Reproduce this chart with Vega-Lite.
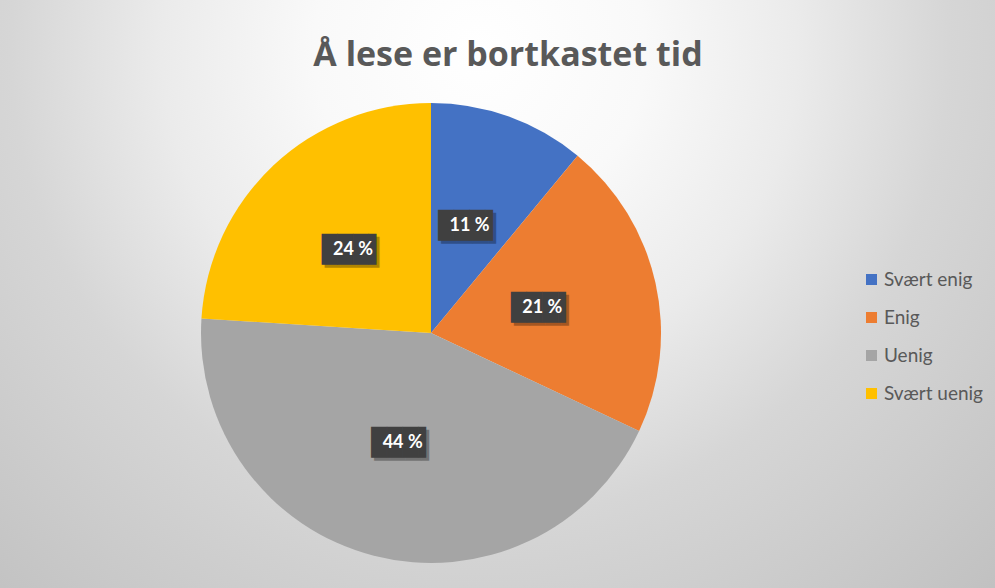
{
  "$schema": "https://vega.github.io/schema/vega-lite/v6.json",
  "autosize": {"type": "none"},
  "width": 460,
  "height": 460,
  "padding": {"left": 201, "top": 103, "right": 334, "bottom": 25},
  "background": "#ffffff",
  "config": {"view": {"stroke": null}},
  "title": {
    "text": "Å lese er bortkastet tid",
    "font": "Open Sans",
    "fontSize": 34,
    "fontWeight": "bold",
    "color": "#595959",
    "anchor": "middle",
    "frame": "group",
    "dx": 77,
    "dy": 672,
    "offset": 32,
    "zindex": 1
  },
  "data": {
    "values": [
      {"svar": "Svært enig", "andel": 11, "rekkefolge": 1, "etikett": "11 %"},
      {"svar": "Enig", "andel": 21, "rekkefolge": 2, "etikett": "21 %"},
      {"svar": "Uenig", "andel": 44, "rekkefolge": 3, "etikett": "44 %"},
      {"svar": "Svært uenig", "andel": 24, "rekkefolge": 4, "etikett": "24 %"}
    ]
  },
  "layer": [
    {
      "data": {"values": [{"bakgrunn": 1}]},
      "mark": {
        "type": "arc",
        "theta": 0,
        "theta2": 6.2832,
        "outerRadius": 900,
        "innerRadius": 0,
        "color": {
          "gradient": "radial",
          "x1": 0.527, "y1": 0.343, "r1": 0,
          "x2": 0.527, "y2": 0.343, "r2": 0.42,
          "stops": [
            {"offset": 0, "color": "#ffffff"},
            {"offset": 0.22, "color": "#f9f9f9"},
            {"offset": 0.42, "color": "#ebebeb"},
            {"offset": 0.62, "color": "#d6d6d6"},
            {"offset": 0.95, "color": "#c3c3c3"},
            {"offset": 1, "color": "#c0c0c0"}
          ]
        }
      },
      "encoding": {}
    },
    {
      "mark": {"type": "arc", "outerRadius": 230},
      "encoding": {
        "theta": {"field": "andel", "type": "quantitative", "stack": true},
        "order": {"field": "rekkefolge", "type": "quantitative"},
        "color": {
          "field": "svar",
          "type": "nominal",
          "scale": {
            "domain": ["Svært enig", "Enig", "Uenig", "Svært uenig"],
            "range": ["#4472C4", "#ED7D31", "#A5A5A5", "#FFC000"]
          },
          "legend": {
            "title": null,
            "orient": "none",
            "legendX": 661,
            "legendY": 167,
            "symbolType": "square",
            "symbolSize": 121,
            "symbolStrokeWidth": 0,
            "labelFont": "Lato",
            "labelFontSize": 19,
            "labelColor": "#595959",
            "labelOffset": 3,
            "rowPadding": 18,
            "zindex": 1
          }
        }
      }
    },
    {
      "mark": {"type": "text", "radius": 114, "font": "DejaVu Sans Mono", "fontSize": 26, "baseline": "middle", "align": "center", "color": "#000000", "opacity": 0.3, "dx": 3, "dy": 3},
      "encoding": {
        "theta": {"field": "andel", "type": "quantitative", "stack": true},
        "order": {"field": "rekkefolge", "type": "quantitative"},
        "text": {"value": "███▌"}
      }
    },
    {
      "mark": {"type": "text", "radius": 114, "font": "DejaVu Sans Mono", "fontSize": 26, "baseline": "middle", "align": "center", "color": "#404040"},
      "encoding": {
        "theta": {"field": "andel", "type": "quantitative", "stack": true},
        "order": {"field": "rekkefolge", "type": "quantitative"},
        "text": {"value": "███▌"}
      }
    },
    {
      "mark": {"type": "text", "radius": 114, "font": "Lato", "fontSize": 18, "fontWeight": "bold", "baseline": "middle", "align": "center", "color": "#ffffff"},
      "encoding": {
        "theta": {"field": "andel", "type": "quantitative", "stack": true},
        "order": {"field": "rekkefolge", "type": "quantitative"},
        "text": {"field": "etikett", "type": "nominal"}
      }
    }
  ]
}
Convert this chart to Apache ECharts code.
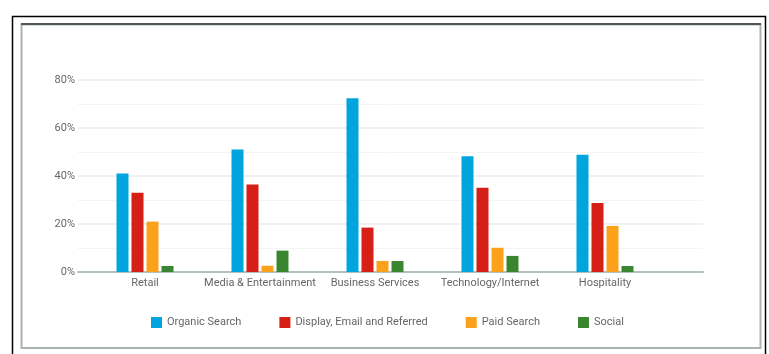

_Stated task:_ Leave out every picture and copy the rest of the records exactly.

_Answer below:_
Reproduce this chart with Vega-Lite.
{
  "$schema": "https://vega.github.io/schema/vega-lite/v6.json",
  "autosize": {"type": "none"},
  "width": 460,
  "height": 460,
  "padding": {"left": 201, "top": 103, "right": 334, "bottom": 25},
  "background": "#ffffff",
  "config": {"view": {"stroke": null}},
  "title": {
    "text": "Å lese er bortkastet tid",
    "font": "Open Sans",
    "fontSize": 34,
    "fontWeight": "bold",
    "color": "#595959",
    "anchor": "middle",
    "frame": "group",
    "dx": 77,
    "dy": 672,
    "offset": 32,
    "zindex": 1
  },
  "data": {
    "values": [
      {"svar": "Svært enig", "andel": 11, "rekkefolge": 1, "etikett": "11 %"},
      {"svar": "Enig", "andel": 21, "rekkefolge": 2, "etikett": "21 %"},
      {"svar": "Uenig", "andel": 44, "rekkefolge": 3, "etikett": "44 %"},
      {"svar": "Svært uenig", "andel": 24, "rekkefolge": 4, "etikett": "24 %"}
    ]
  },
  "layer": [
    {
      "data": {"values": [{"bakgrunn": 1}]},
      "mark": {
        "type": "arc",
        "theta": 0,
        "theta2": 6.2832,
        "outerRadius": 900,
        "innerRadius": 0,
        "color": {
          "gradient": "radial",
          "x1": 0.527, "y1": 0.343, "r1": 0,
          "x2": 0.527, "y2": 0.343, "r2": 0.42,
          "stops": [
            {"offset": 0, "color": "#ffffff"},
            {"offset": 0.22, "color": "#f9f9f9"},
            {"offset": 0.42, "color": "#ebebeb"},
            {"offset": 0.62, "color": "#d6d6d6"},
            {"offset": 0.95, "color": "#c3c3c3"},
            {"offset": 1, "color": "#c0c0c0"}
          ]
        }
      },
      "encoding": {}
    },
    {
      "mark": {"type": "arc", "outerRadius": 230},
      "encoding": {
        "theta": {"field": "andel", "type": "quantitative", "stack": true},
        "order": {"field": "rekkefolge", "type": "quantitative"},
        "color": {
          "field": "svar",
          "type": "nominal",
          "scale": {
            "domain": ["Svært enig", "Enig", "Uenig", "Svært uenig"],
            "range": ["#4472C4", "#ED7D31", "#A5A5A5", "#FFC000"]
          },
          "legend": {
            "title": null,
            "orient": "none",
            "legendX": 661,
            "legendY": 167,
            "symbolType": "square",
            "symbolSize": 121,
            "symbolStrokeWidth": 0,
            "labelFont": "Lato",
            "labelFontSize": 19,
            "labelColor": "#595959",
            "labelOffset": 3,
            "rowPadding": 18,
            "zindex": 1
          }
        }
      }
    },
    {
      "mark": {"type": "text", "radius": 114, "font": "DejaVu Sans Mono", "fontSize": 26, "baseline": "middle", "align": "center", "color": "#000000", "opacity": 0.3, "dx": 3, "dy": 3},
      "encoding": {
        "theta": {"field": "andel", "type": "quantitative", "stack": true},
        "order": {"field": "rekkefolge", "type": "quantitative"},
        "text": {"value": "███▌"}
      }
    },
    {
      "mark": {"type": "text", "radius": 114, "font": "DejaVu Sans Mono", "fontSize": 26, "baseline": "middle", "align": "center", "color": "#404040"},
      "encoding": {
        "theta": {"field": "andel", "type": "quantitative", "stack": true},
        "order": {"field": "rekkefolge", "type": "quantitative"},
        "text": {"value": "███▌"}
      }
    },
    {
      "mark": {"type": "text", "radius": 114, "font": "Lato", "fontSize": 18, "fontWeight": "bold", "baseline": "middle", "align": "center", "color": "#ffffff"},
      "encoding": {
        "theta": {"field": "andel", "type": "quantitative", "stack": true},
        "order": {"field": "rekkefolge", "type": "quantitative"},
        "text": {"field": "etikett", "type": "nominal"}
      }
    }
  ]
}
Convert this chart to Apache ECharts code.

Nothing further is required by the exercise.